**SHORT TASK**.
From the listing below, extract each entry exactly as written, minus the images.

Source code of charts
[START]

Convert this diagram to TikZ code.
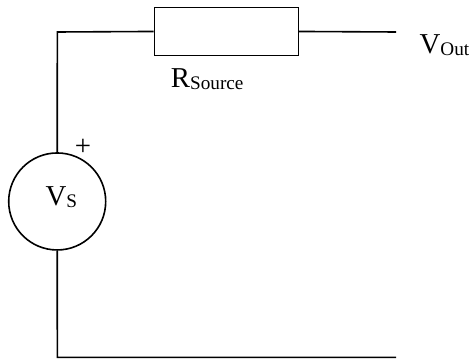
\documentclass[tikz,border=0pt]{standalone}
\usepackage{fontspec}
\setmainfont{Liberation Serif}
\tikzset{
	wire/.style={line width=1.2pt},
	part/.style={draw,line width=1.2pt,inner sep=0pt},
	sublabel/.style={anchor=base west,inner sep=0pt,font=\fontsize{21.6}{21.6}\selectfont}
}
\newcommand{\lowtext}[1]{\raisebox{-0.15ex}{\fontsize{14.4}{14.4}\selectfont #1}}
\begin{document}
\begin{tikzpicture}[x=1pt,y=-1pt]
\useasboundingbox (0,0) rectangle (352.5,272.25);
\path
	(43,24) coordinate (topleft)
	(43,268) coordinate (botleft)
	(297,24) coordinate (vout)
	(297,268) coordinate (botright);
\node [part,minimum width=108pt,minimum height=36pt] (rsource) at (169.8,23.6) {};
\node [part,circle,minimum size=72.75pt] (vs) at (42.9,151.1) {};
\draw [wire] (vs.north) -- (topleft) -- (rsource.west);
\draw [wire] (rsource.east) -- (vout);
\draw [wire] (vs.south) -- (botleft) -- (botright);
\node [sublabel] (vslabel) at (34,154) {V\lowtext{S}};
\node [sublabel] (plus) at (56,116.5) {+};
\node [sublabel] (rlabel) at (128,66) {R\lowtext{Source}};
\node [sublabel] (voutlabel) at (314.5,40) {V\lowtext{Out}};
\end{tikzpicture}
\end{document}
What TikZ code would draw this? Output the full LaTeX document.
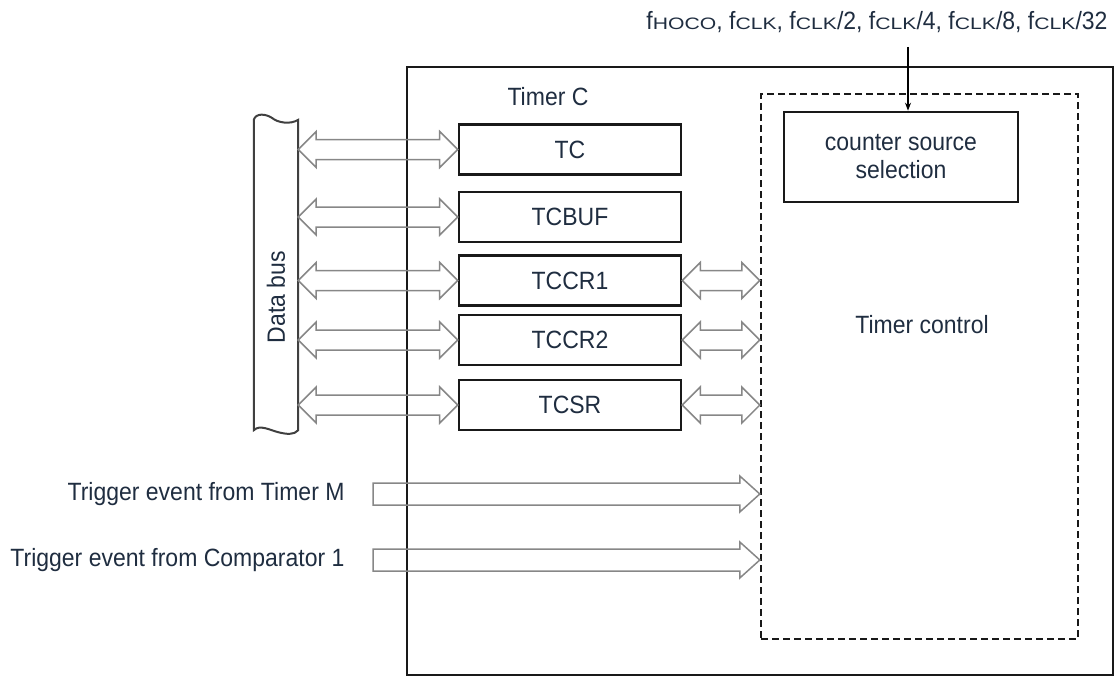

[END]

**RIGHT ANSWER**.
Convert this diagram to TikZ code.
\documentclass[tikz,border=0pt]{standalone}
\usepackage{fontspec}
\setmainfont{Liberation Serif}
\tikzset{
	wire/.style={line width=1.2pt},
	part/.style={draw,line width=1.2pt,inner sep=0pt},
	sublabel/.style={anchor=base west,inner sep=0pt,font=\fontsize{21.6}{21.6}\selectfont}
}
\newcommand{\lowtext}[1]{\raisebox{-0.15ex}{\fontsize{14.4}{14.4}\selectfont #1}}
\begin{document}
\begin{tikzpicture}[x=1pt,y=-1pt]
\useasboundingbox (0,0) rectangle (352.5,272.25);
\path
	(43,24) coordinate (topleft)
	(43,268) coordinate (botleft)
	(297,24) coordinate (vout)
	(297,268) coordinate (botright);
\node [part,minimum width=108pt,minimum height=36pt] (rsource) at (169.8,23.6) {};
\node [part,circle,minimum size=72.75pt] (vs) at (42.9,151.1) {};
\draw [wire] (vs.north) -- (topleft) -- (rsource.west);
\draw [wire] (rsource.east) -- (vout);
\draw [wire] (vs.south) -- (botleft) -- (botright);
\node [sublabel] (vslabel) at (34,154) {V\lowtext{S}};
\node [sublabel] (plus) at (56,116.5) {+};
\node [sublabel] (rlabel) at (128,66) {R\lowtext{Source}};
\node [sublabel] (voutlabel) at (314.5,40) {V\lowtext{Out}};
\end{tikzpicture}
\end{document}
What TikZ code would draw this? Output the full LaTeX document.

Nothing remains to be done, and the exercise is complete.